Reproduce the data that follows in its entirety, character for character.
##### Material provided #####
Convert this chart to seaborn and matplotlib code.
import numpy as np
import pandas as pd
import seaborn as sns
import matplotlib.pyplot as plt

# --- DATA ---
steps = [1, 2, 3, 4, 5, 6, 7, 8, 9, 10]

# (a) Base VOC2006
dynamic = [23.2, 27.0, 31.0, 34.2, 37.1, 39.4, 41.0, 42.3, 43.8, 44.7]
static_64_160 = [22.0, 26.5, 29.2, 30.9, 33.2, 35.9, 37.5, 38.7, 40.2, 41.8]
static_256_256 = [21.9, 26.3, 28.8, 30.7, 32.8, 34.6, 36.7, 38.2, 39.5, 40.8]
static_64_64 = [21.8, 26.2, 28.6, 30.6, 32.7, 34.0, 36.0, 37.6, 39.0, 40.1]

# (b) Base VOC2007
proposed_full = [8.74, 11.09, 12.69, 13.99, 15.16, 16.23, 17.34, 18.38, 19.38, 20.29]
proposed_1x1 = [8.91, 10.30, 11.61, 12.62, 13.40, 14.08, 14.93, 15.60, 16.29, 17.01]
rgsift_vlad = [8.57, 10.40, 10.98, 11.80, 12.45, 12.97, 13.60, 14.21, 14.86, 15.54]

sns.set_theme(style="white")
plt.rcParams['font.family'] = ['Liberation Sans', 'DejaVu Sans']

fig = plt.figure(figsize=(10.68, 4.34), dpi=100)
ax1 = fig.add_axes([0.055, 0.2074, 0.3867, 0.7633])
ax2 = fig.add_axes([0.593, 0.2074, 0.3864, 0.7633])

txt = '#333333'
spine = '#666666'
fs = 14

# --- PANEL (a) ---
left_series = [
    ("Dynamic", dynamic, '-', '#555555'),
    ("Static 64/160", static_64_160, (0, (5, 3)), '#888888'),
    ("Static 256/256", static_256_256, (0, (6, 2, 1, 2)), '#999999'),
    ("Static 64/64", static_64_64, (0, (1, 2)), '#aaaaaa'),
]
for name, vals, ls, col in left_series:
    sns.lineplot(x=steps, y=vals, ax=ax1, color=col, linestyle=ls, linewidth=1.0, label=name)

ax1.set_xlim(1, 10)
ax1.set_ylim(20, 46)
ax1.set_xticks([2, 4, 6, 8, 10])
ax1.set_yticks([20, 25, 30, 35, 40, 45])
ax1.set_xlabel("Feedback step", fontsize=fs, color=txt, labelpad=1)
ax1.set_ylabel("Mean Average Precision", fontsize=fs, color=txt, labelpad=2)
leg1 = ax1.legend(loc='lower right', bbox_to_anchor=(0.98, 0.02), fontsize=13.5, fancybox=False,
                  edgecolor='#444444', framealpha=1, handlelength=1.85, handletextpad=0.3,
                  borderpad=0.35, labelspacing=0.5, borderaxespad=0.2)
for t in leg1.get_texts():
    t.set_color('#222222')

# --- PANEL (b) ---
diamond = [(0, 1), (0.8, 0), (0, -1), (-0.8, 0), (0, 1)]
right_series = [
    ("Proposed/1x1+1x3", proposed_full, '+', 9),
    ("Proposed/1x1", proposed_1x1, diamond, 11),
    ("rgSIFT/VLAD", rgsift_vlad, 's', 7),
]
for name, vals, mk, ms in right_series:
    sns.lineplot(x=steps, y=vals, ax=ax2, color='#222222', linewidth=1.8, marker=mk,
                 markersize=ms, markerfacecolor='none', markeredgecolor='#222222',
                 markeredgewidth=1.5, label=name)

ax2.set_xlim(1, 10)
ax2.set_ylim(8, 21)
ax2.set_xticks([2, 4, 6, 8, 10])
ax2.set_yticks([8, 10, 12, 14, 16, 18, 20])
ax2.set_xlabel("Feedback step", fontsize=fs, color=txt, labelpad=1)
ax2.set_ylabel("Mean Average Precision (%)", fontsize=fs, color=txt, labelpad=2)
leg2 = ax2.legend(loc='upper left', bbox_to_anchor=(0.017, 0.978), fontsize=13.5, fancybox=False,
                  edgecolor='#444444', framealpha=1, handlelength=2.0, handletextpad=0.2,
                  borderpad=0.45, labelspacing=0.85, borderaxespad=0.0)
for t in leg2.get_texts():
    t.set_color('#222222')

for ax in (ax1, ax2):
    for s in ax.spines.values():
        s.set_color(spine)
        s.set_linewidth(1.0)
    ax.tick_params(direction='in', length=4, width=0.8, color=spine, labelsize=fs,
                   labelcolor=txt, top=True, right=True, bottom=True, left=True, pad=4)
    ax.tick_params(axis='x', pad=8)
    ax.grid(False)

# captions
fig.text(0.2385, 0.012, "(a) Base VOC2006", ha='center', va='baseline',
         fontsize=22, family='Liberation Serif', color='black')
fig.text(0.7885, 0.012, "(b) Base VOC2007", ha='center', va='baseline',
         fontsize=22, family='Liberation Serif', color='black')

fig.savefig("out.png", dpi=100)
#####
→ Task output:
Convert this chart to seaborn and matplotlib code.
import numpy as np
import pandas as pd
import seaborn as sns
import matplotlib.pyplot as plt

# --- DATA ---
steps = [1, 2, 3, 4, 5, 6, 7, 8, 9, 10]

# (a) Base VOC2006
dynamic = [23.2, 27.0, 31.0, 34.2, 37.1, 39.4, 41.0, 42.3, 43.8, 44.7]
static_64_160 = [22.0, 26.5, 29.2, 30.9, 33.2, 35.9, 37.5, 38.7, 40.2, 41.8]
static_256_256 = [21.9, 26.3, 28.8, 30.7, 32.8, 34.6, 36.7, 38.2, 39.5, 40.8]
static_64_64 = [21.8, 26.2, 28.6, 30.6, 32.7, 34.0, 36.0, 37.6, 39.0, 40.1]

# (b) Base VOC2007
proposed_full = [8.74, 11.09, 12.69, 13.99, 15.16, 16.23, 17.34, 18.38, 19.38, 20.29]
proposed_1x1 = [8.91, 10.30, 11.61, 12.62, 13.40, 14.08, 14.93, 15.60, 16.29, 17.01]
rgsift_vlad = [8.57, 10.40, 10.98, 11.80, 12.45, 12.97, 13.60, 14.21, 14.86, 15.54]

sns.set_theme(style="white")
plt.rcParams['font.family'] = ['Liberation Sans', 'DejaVu Sans']

fig = plt.figure(figsize=(10.68, 4.34), dpi=100)
ax1 = fig.add_axes([0.055, 0.2074, 0.3867, 0.7633])
ax2 = fig.add_axes([0.593, 0.2074, 0.3864, 0.7633])

txt = '#333333'
spine = '#666666'
fs = 14

# --- PANEL (a) ---
left_series = [
    ("Dynamic", dynamic, '-', '#555555'),
    ("Static 64/160", static_64_160, (0, (5, 3)), '#888888'),
    ("Static 256/256", static_256_256, (0, (6, 2, 1, 2)), '#999999'),
    ("Static 64/64", static_64_64, (0, (1, 2)), '#aaaaaa'),
]
for name, vals, ls, col in left_series:
    sns.lineplot(x=steps, y=vals, ax=ax1, color=col, linestyle=ls, linewidth=1.0, label=name)

ax1.set_xlim(1, 10)
ax1.set_ylim(20, 46)
ax1.set_xticks([2, 4, 6, 8, 10])
ax1.set_yticks([20, 25, 30, 35, 40, 45])
ax1.set_xlabel("Feedback step", fontsize=fs, color=txt, labelpad=1)
ax1.set_ylabel("Mean Average Precision", fontsize=fs, color=txt, labelpad=2)
leg1 = ax1.legend(loc='lower right', bbox_to_anchor=(0.98, 0.02), fontsize=13.5, fancybox=False,
                  edgecolor='#444444', framealpha=1, handlelength=1.85, handletextpad=0.3,
                  borderpad=0.35, labelspacing=0.5, borderaxespad=0.2)
for t in leg1.get_texts():
    t.set_color('#222222')

# --- PANEL (b) ---
diamond = [(0, 1), (0.8, 0), (0, -1), (-0.8, 0), (0, 1)]
right_series = [
    ("Proposed/1x1+1x3", proposed_full, '+', 9),
    ("Proposed/1x1", proposed_1x1, diamond, 11),
    ("rgSIFT/VLAD", rgsift_vlad, 's', 7),
]
for name, vals, mk, ms in right_series:
    sns.lineplot(x=steps, y=vals, ax=ax2, color='#222222', linewidth=1.8, marker=mk,
                 markersize=ms, markerfacecolor='none', markeredgecolor='#222222',
                 markeredgewidth=1.5, label=name)

ax2.set_xlim(1, 10)
ax2.set_ylim(8, 21)
ax2.set_xticks([2, 4, 6, 8, 10])
ax2.set_yticks([8, 10, 12, 14, 16, 18, 20])
ax2.set_xlabel("Feedback step", fontsize=fs, color=txt, labelpad=1)
ax2.set_ylabel("Mean Average Precision (%)", fontsize=fs, color=txt, labelpad=2)
leg2 = ax2.legend(loc='upper left', bbox_to_anchor=(0.017, 0.978), fontsize=13.5, fancybox=False,
                  edgecolor='#444444', framealpha=1, handlelength=2.0, handletextpad=0.2,
                  borderpad=0.45, labelspacing=0.85, borderaxespad=0.0)
for t in leg2.get_texts():
    t.set_color('#222222')

for ax in (ax1, ax2):
    for s in ax.spines.values():
        s.set_color(spine)
        s.set_linewidth(1.0)
    ax.tick_params(direction='in', length=4, width=0.8, color=spine, labelsize=fs,
                   labelcolor=txt, top=True, right=True, bottom=True, left=True, pad=4)
    ax.tick_params(axis='x', pad=8)
    ax.grid(False)

# captions
fig.text(0.2385, 0.012, "(a) Base VOC2006", ha='center', va='baseline',
         fontsize=22, family='Liberation Serif', color='black')
fig.text(0.7885, 0.012, "(b) Base VOC2007", ha='center', va='baseline',
         fontsize=22, family='Liberation Serif', color='black')

fig.savefig("out.png", dpi=100)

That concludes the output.